The distribution will provide one Python package called data_structures
Let’s install our package into a virtualenv and try it out.
First we build the virtualenv and install pytest
:
heffalump:data-structures cewing$ mkvirtualenv dsenv
New python executable in dsenv/bin/python
Installing setuptools, pip...done.
[dsenv]
heffalump:data-structures cewing$ pip install pytest
...
[dsenv]
heffalump:data-structures cewing$
Then we execute the setup.py
script with the install
subcommand:
[dsenv]
heffalump:data-structures cewing$ python setup.py install
running install
...
Using /Users/cewing/virtualenvs/dsenv/lib/python2.7/site-packages
Finished processing dependencies for data-structures==0.1-dev
[dsenv]
heffalump:data-structures cewing$
Finally, we can fire up Python and import from our installed pacakge:
>>> import data_structures
>>> from data_structures.linked_list import LinkedList
>>>
However, we still can’t run our tests:
[dsenv]
heffalump:data-structures cewing$ py.test
...
__________________ ERROR collecting tests/test_linked_list.py __________________
tests/test_linked_list.py:1: in <module>
> import linked_list as LL
E ImportError: No module named linked_list
...
[dsenv]
heffalump:data-structures
The reason for this has to do with the format of our import. We are trying to
import the linked_list.py
module as if it were at the top level of our
package, but it isn’t. It’s actually an attribute in the namespace of the
data_structures
package.
Now we can fix that in our test_linked_list.py
file. Edit that file so that we
import our symbols from the right place:
from data_structures import linked_list as LL
def test_init_LinkedList():
"""Assert that a LinkedList object is instantiated."""
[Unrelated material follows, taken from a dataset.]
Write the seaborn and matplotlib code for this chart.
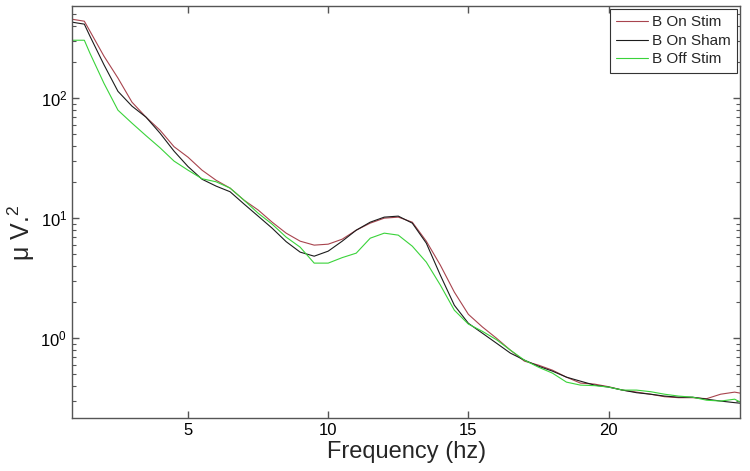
import numpy as np
import pandas as pd
import matplotlib
matplotlib.use('Agg')
import matplotlib.pyplot as plt
import seaborn as sns

# Frequency grid (hz)
freq = [0.86, 1.3, 1.5, 2.0, 2.5, 3.0, 3.5, 4.0, 4.5, 5.0, 5.5, 6.0, 6.5, 7.0, 7.5,
        8.0, 8.5, 9.0, 9.5, 10.0, 10.5, 11.0, 11.5, 12.0, 12.5, 13.0, 13.5, 14.0,
        14.5, 15.0, 15.5, 16.0, 16.5, 17.0, 17.5, 18.0, 18.5, 19.0, 19.5, 20.0,
        20.5, 21.0, 21.5, 22.0, 22.5, 23.0, 23.5, 24.0, 24.5, 24.7]

# Power (uV^2), estimated from the log axis
on_stim = [455, 438, 362, 224, 147, 92.6, 69.5, 54.1, 39.4, 32.2, 25.1, 20.7, 17.8,
           14.1, 11.7, 9.26, 7.50, 6.43, 5.96, 6.07, 6.68, 7.94, 9.09, 10.0, 10.2,
           9.26, 6.43, 4.06, 2.42, 1.58, 1.24, 1.00, 0.794, 0.643, 0.596, 0.541,
           0.473, 0.422, 0.414, 0.394, 0.369, 0.355, 0.341, 0.325, 0.319, 0.319,
           0.313, 0.341, 0.355, 0.348]
on_sham = [430, 414, 329, 190, 114, 85.8, 69.5, 51.1, 36.2, 26.9, 21.1, 18.5, 16.6,
           13.1, 10.4, 8.25, 6.37, 5.21, 4.82, 5.31, 6.43, 7.94, 9.26, 10.2, 10.4,
           9.09, 6.19, 3.35, 1.88, 1.33, 1.10, 0.909, 0.750, 0.656, 0.584, 0.531,
           0.473, 0.438, 0.406, 0.391, 0.369, 0.351, 0.341, 0.329, 0.322, 0.322,
           0.310, 0.299, 0.290, 0.287]
off_stim = [304, 304, 237, 133, 79.4, 61.9, 48.7, 38.6, 29.9, 25.1, 21.3, 20.1, 17.8,
            14.1, 11.0, 8.91, 6.95, 5.73, 4.22, 4.22, 4.69, 5.11, 6.81, 7.50, 7.22,
            5.84, 4.30, 2.77, 1.71, 1.31, 1.14, 0.972, 0.794, 0.656, 0.573, 0.511,
            0.430, 0.406, 0.402, 0.391, 0.369, 0.369, 0.358, 0.341, 0.329, 0.322,
            0.304, 0.299, 0.310, 0.293]

series_names = ['B On Stim', 'B On Sham', 'B Off Stim']
series_colors = ['#a8444e', '#1c1c1c', '#3ad33a']

df = pd.concat([
    pd.DataFrame({'freq': freq, 'power': vals, 'series': name})
    for name, vals in zip(series_names, [on_stim, on_sham, off_stim])
])

sns.set_style('ticks')
plt.rcParams['font.family'] = ['Liberation Sans', 'DejaVu Sans']
plt.rcParams['mathtext.fontset'] = 'custom'
plt.rcParams['mathtext.rm'] = 'Liberation Sans'

fig, ax = plt.subplots(figsize=(7.5, 4.71), dpi=100)
fig.subplots_adjust(left=0.096, right=0.987, top=0.987, bottom=0.112)

sns.lineplot(data=df, x='freq', y='power', hue='series', hue_order=series_names,
             palette=series_colors, linewidth=0.8, ax=ax, sort=False)

ax.set_yscale('log')
ax.set_xlim(0.86, 24.7)
ax.set_ylim(0.215, 585)
ax.set_xticks([5, 10, 15, 20])

ax.tick_params(axis='both', which='both', direction='in', top=True, right=True,
               labelsize=12, colors='#555555', labelcolor='black')
ax.tick_params(which='major', length=5, width=1)
ax.tick_params(which='minor', length=3, width=0.8)
for s in ax.spines.values():
    s.set_color('#555555')
    s.set_linewidth(1.0)

ax.set_xlabel('Frequency (hz)', fontsize=17, labelpad=2)
ax.set_ylabel('μ V.$^{\\mathregular{2}}$', fontsize=18)
ax.yaxis.set_label_coords(-0.052, 0.45)

leg = ax.legend(loc='upper right', fontsize=11, handlelength=2.1, handletextpad=0.3,
                labelspacing=0.3, borderaxespad=0.2, fancybox=False, framealpha=1,
                borderpad=0.4)
leg.get_frame().set_edgecolor('#333333')
leg.get_frame().set_linewidth(0.8)
for line in leg.get_lines():
    line.set_linewidth(0.8)

plt.savefig('out.png', dpi=100)
plt.close()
linked_list = LL.LinkedList()
assert type(linked_list) == LL.LinkedList
And now, our tests work:
heffalump:data-structures cewing$ py.test
============================= test session starts ==============================
platform darwin -- Python 2.7.5 -- py-1.4.20 -- pytest-2.5.2
collected 12 items
tests/test_linked_list.py ............
...
===================== 0 failed, 12 passed in 0.15 seconds ======================
Developing¶
Installing a package with python setup.py install
is great when you are
working with a finished product.
But your code here is not finished.
Installing makes copies of your code in
$VIRTUAL_ENV/lib/python2.x/site-packages
If you make changes to the code in your project directory, they won’t get picked up.
Setuptools provides a fix for this by allowing you to develop
packages.
To do so, simply run the setup.py
file with a different subcommand,
develop
:
[dsenv]
$ python setup.py develop
This will create a link to your code in site-packages
, but leave the code
in place.
You can continue working and be sure that what you are importing is the latest.